**STATED PROBLEM:**
The lines from the top of the material below through the line containing "(11,97) -- (135,97);" are to be printed exactly, with pictures omitted.

**DATA SEGMENT:**

╔══

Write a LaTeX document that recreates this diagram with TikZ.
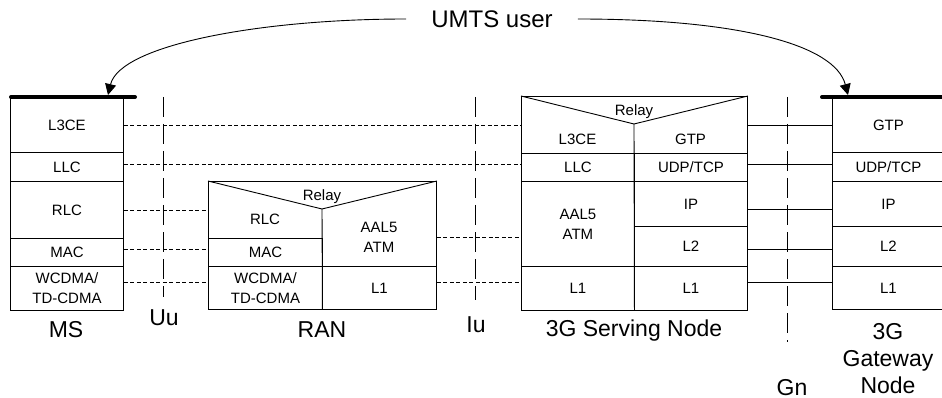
\documentclass[tikz,border=0pt]{standalone}
\usepackage{fontspec}
\setmainfont{Liberation Sans}
\usetikzlibrary{arrows.meta,calc}
\newcommand{\cellfont}{\fontsize{15}{20}\selectfont}
\newcommand{\labfont}{\fontsize{23}{27}\selectfont}
\begin{document}
\begin{tikzpicture}[x=1pt,y=-1pt,
  cell/.style={draw, line width=0.9pt, inner sep=0pt, anchor=north west, align=center, font=\cellfont},
  frame/.style={draw, line width=0.9pt, inner sep=0pt, anchor=north west},
  ctext/.style={inner sep=0pt, align=center, font=\cellfont},
  lab/.style={inner sep=0pt, align=center, font=\labfont, anchor=base},
  edge/.style={line width=0.9pt},
  peer/.style={line width=0.8pt, dash pattern=on 4pt off 2.5pt},
  link/.style={line width=0.8pt},
  iface/.style={line width=0.9pt, dash pattern=on 20pt off 7pt},
  bar/.style={line width=4pt, line cap=round},
  user/.style={line width=0.9pt, -{Triangle[length=11pt,width=11pt]}}
]
\useasboundingbox (0,0) rectangle (942,398);

% MS
\node[cell, minimum width=113pt, minimum height=55pt] (msl3) at (10,97) {L3CE};
\node[cell, minimum width=113pt, minimum height=29pt] (msllc) at (10,152) {LLC};
\node[cell, minimum width=113pt, minimum height=57pt] (msrlc) at (10,181) {RLC};
\node[cell, minimum width=113pt, minimum height=28pt] (msmac) at (10,238) {MAC};
\node[cell, minimum width=113pt, minimum height=44pt] (msphy) at (10,266) {WCDMA/\\TD-CDMA};
\draw[bar] (11,97) -- (135,97);

% RAN
\node[frame, minimum width=228pt, minimum height=128pt] (ran) at (208,181) {};
\coordinate (ranapex) at (322,209);
\draw[edge] (ran.north west) -- (ranapex) -- (ran.north east);
\draw[edge] (ranapex) -- (ran.south);
\node[cell, minimum width=114pt, minimum height=28pt] (ranmac) at (208,238) {MAC};
\node[cell, minimum width=114pt, minimum height=43pt] (ranphy) at (208,266) {WCDMA/\\TD-CDMA};
\node[cell, minimum width=114pt, minimum height=43pt] (ranl1) at (322,266) {L1};
\node[ctext] (ranrlc) at (265,219) {RLC};
\node[ctext] (ranatm) at (379,237.5) {AAL5\\ATM};
\node[ctext, anchor=base] (ranrelay) at (322,200.5) {Relay};

% 3G Serving Node
\node[frame, minimum width=226pt, minimum height=214pt] (sn) at (521,96) {};
\coordinate (snapex) at (634,124);
\draw[edge] (sn.north west) -- (snapex) -- (sn.north east);
\draw[edge] (snapex) -- (sn.south);
\node[cell, minimum width=113pt, minimum height=28pt] (snllc) at (521,153) {LLC};
\node[cell, minimum width=113pt, minimum height=28pt] (snudp) at (634,153) {UDP/TCP};
\node[cell, minimum width=113pt, minimum height=85pt] (snatm) at (521,181) {AAL5\\ATM};
\node[cell, minimum width=113pt, minimum height=45pt] (snip) at (634,181) {IP};
\node[cell, minimum width=113pt, minimum height=40pt] (snl2) at (634,226) {L2};
\node[cell, minimum width=113pt, minimum height=44pt] (snl1a) at (521,266) {L1};
\node[cell, minimum width=113pt, minimum height=44pt] (snl1b) at (634,266) {L1};
\node[ctext] (snl3) at (577.5,139) {L3CE};
\node[ctext] (sngtp) at (690.5,139) {GTP};
\node[ctext, anchor=base] (snrelay) at (634,115.5) {Relay};

% 3G Gateway Node
\node[cell, minimum width=112pt, minimum height=55pt] (gwgtp) at (832,97) {GTP};
\node[cell, minimum width=112pt, minimum height=29pt] (gwudp) at (832,152) {UDP/TCP};
\node[cell, minimum width=112pt, minimum height=45pt] (gwip) at (832,181) {IP};
\node[cell, minimum width=112pt, minimum height=40pt] (gwl2) at (832,226) {L2};
\node[cell, minimum width=112pt, minimum height=43pt] (gwl1) at (832,266) {L1};
\draw[bar] (822,97) -- (950,97);

% peer connections (dashed)
\draw[peer] (msl3.east) -- (msl3.east -| sn.west);
\draw[peer] ($(msllc.east)+(0,-2.5)$) -- ($(msllc.east -| snllc.west)+(0,-2.5)$);
\draw[peer] (msrlc.east) -- (msrlc.east -| ran.west);
\draw[peer] ($(msmac.east)+(0,-3)$) -- ($(ranmac.west)+(0,-3)$);
\draw[peer] ($(msphy.east)+(0,-6)$) -- ($(msphy.east -| ranphy.west)+(0,-6)$);
\draw[peer] (ranatm.east -| ran.east) -- (ranatm.east -| sn.west);
\draw[peer] ($(ranl1.east)+(0,-5.5)$) -- ($(ranl1.east -| sn.west)+(0,-5.5)$);

% solid connections
\draw[link] (gwgtp.west) -- (gwgtp.west -| sn.east);
\draw[link] ($(gwudp.west)+(0,-2.5)$) -- ($(gwudp.west -| sn.east)+(0,-2.5)$);
\draw[link] ($(gwip.west)+(0,5.5)$) -- ($(gwip.west -| sn.east)+(0,5.5)$);
\draw[link] ($(gwl2.west)+(0,3)$) -- ($(gwl2.west -| sn.east)+(0,3)$);
\draw[link] ($(gwl1.west)+(0,-5.5)$) -- ($(gwl1.west -| sn.east)+(0,-5.5)$);

% interfaces
\coordinate (uutop) at (163,97);
\coordinate (uubot) at (163,297);
\coordinate (iutop) at (475,97);
\coordinate (iubot) at (475,300);
\coordinate (gntop) at (787,97);
\coordinate (gnbot) at (787,342);
\draw[iface] (uutop) -- (uubot);
\draw[iface] (iutop) -- (iubot);
\draw[iface] (gntop) -- (gnbot);

% labels
\node[lab] (uu) at (164,325) {Uu};
\node[lab] (iu) at (476,332) {Iu};
\node[lab] (gn) at (792,395) {Gn};
\node[lab] (mslab) at (66,337) {MS};
\node[lab] (ranlab) at (322,337) {RAN};
\node[lab] (snlab) at (634,336) {3G Serving Node};
\node[inner sep=0pt, align=center, font=\labfont] (gwlab) at (888,359) {3G\\Gateway\\Node};

% UMTS user
\node[inner sep=0pt, inner xsep=25pt, font=\fontsize{24}{28}\selectfont] (umts) at (492,19) {UMTS user};
\coordinate (mstip) at (108,95);
\coordinate (gwtip) at (848,95);
\draw[user] (umts.west) .. controls (260,19) and (120,45) .. (mstip);
\draw[user] (umts.east) .. controls (740,19) and (835,45) .. (gwtip);
\end{tikzpicture}
\end{document}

╚══

**ANSWER TO THIS PROBLEM:**
Write a LaTeX document that recreates this diagram with TikZ.
\documentclass[tikz,border=0pt]{standalone}
\usepackage{fontspec}
\setmainfont{Liberation Sans}
\usetikzlibrary{arrows.meta,calc}
\newcommand{\cellfont}{\fontsize{15}{20}\selectfont}
\newcommand{\labfont}{\fontsize{23}{27}\selectfont}
\begin{document}
\begin{tikzpicture}[x=1pt,y=-1pt,
  cell/.style={draw, line width=0.9pt, inner sep=0pt, anchor=north west, align=center, font=\cellfont},
  frame/.style={draw, line width=0.9pt, inner sep=0pt, anchor=north west},
  ctext/.style={inner sep=0pt, align=center, font=\cellfont},
  lab/.style={inner sep=0pt, align=center, font=\labfont, anchor=base},
  edge/.style={line width=0.9pt},
  peer/.style={line width=0.8pt, dash pattern=on 4pt off 2.5pt},
  link/.style={line width=0.8pt},
  iface/.style={line width=0.9pt, dash pattern=on 20pt off 7pt},
  bar/.style={line width=4pt, line cap=round},
  user/.style={line width=0.9pt, -{Triangle[length=11pt,width=11pt]}}
]
\useasboundingbox (0,0) rectangle (942,398);

% MS
\node[cell, minimum width=113pt, minimum height=55pt] (msl3) at (10,97) {L3CE};
\node[cell, minimum width=113pt, minimum height=29pt] (msllc) at (10,152) {LLC};
\node[cell, minimum width=113pt, minimum height=57pt] (msrlc) at (10,181) {RLC};
\node[cell, minimum width=113pt, minimum height=28pt] (msmac) at (10,238) {MAC};
\node[cell, minimum width=113pt, minimum height=44pt] (msphy) at (10,266) {WCDMA/\\TD-CDMA};
\draw[bar] (11,97) -- (135,97);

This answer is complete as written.